A product marketing manager asked me if we were just wasting money and time on lead generation: The sales force had just informed him that they already knew all the customers that his lead generation campaign had produced. Here is why generating the same lead repeatedly through Nurturing Demand Generation can be a very good use of money.
A customer in your target market is anyone who could use your product. A “lead” is someone who has the inclination and ability to buy your product in the near future. A customer goes in and out of that “lead” state over time as their needs and ability to buy emerge, get met, and eventually re-emerge.
If you are new to the target market, then your lead generation objective is to find people new to your company who should get to know you before making a decision. In contrast, if you have been in the market for a while you may have encountered many (maybe all) of the customers for your product. In this case, you have additional lead generation objectives: You want to make sure that you are top of mind and aware every time that they go into lead mode. Since customers are not always shopping with intent to buy, lead generation efforts are well worth the money if they:
- Tip customers into “lead-dom” by stimulating an appetite for a new product
- Make you aware when a customer you may already know, has become an active shopper – a real lead rather than a passive customer.
In the past, it was the sales force’s job to keep your product top of mind during the times when a customer was not ready to buy. Sales was expected to know when a customer became an active lead/buyer by staying in constant touch. Reality: This kind of “nurturing” was rarely practical outside of top accounts. Today, most sales forces don’t have the time or access for this level of intimacy across the needed number of prospects. Enter Marketing.
Marketing is the Cyrano de Bergerac to Sales’ Christian. By keeping in contact with customers, giving them a range of enticing offers to which to respond and carefully assessing their responses, marketing can precipitate and detect when a customer turns into an active lead. It is estimated that you need to communicate with a customer an average of 5 to 7 times before they are ready to buy from you. Marketing automation makes this kind of Nurturing Demand Generation possible.

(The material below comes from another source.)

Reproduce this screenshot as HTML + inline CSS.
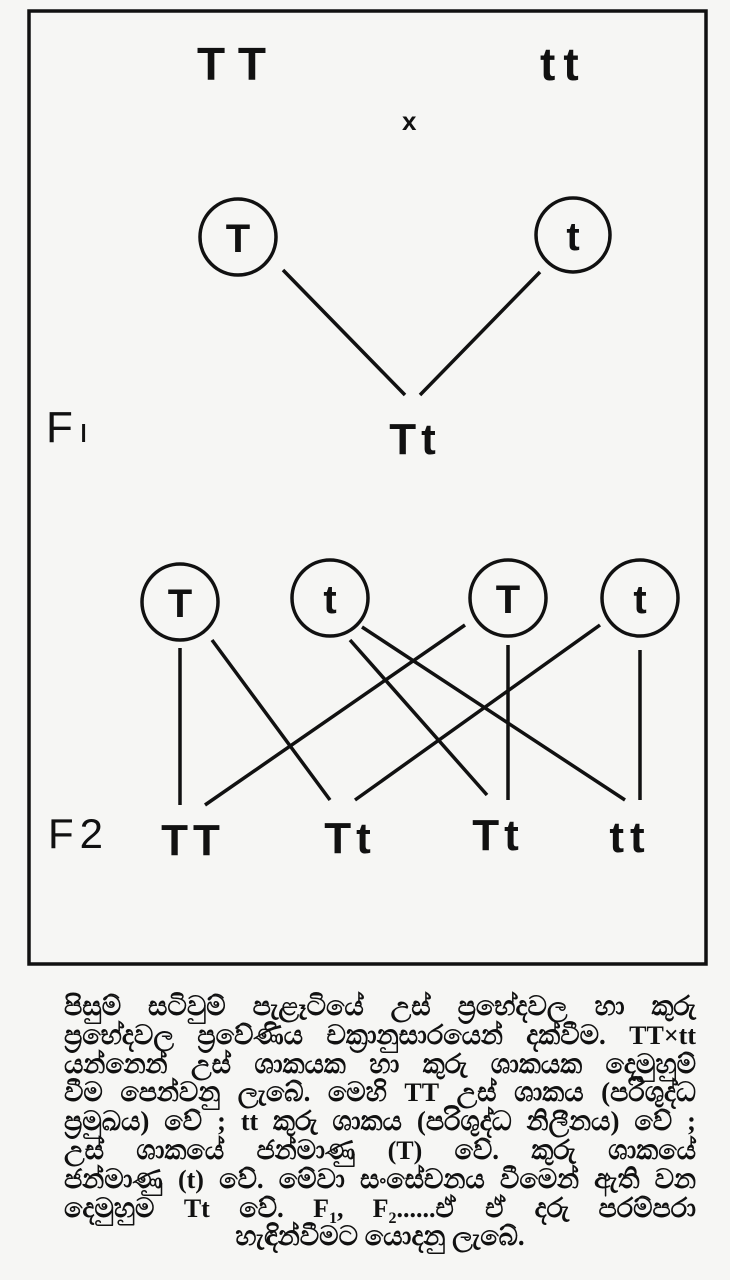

Just as Cyrano provided the poetry, marketing can use automation to provide the attentiveness and relevancy that customers seek. In this world, Marketing’s gift to Sales is not a new name, it is the gift of high efficiency — a stream of old and new customers who are informed, intrigued and feel cared for and ready to be influenced and buy.
Input welcome: I’ve met so many customers who complained that they felt ignored by the industry. Similarly, marketing and sales people always get a big motivation boost from getting to know customers better and meeting their relationship needs. The possibility of High Touch/Low Cost personalized marketing and customer relationship management is finally here. It is in its early stage. What has been your experience with this?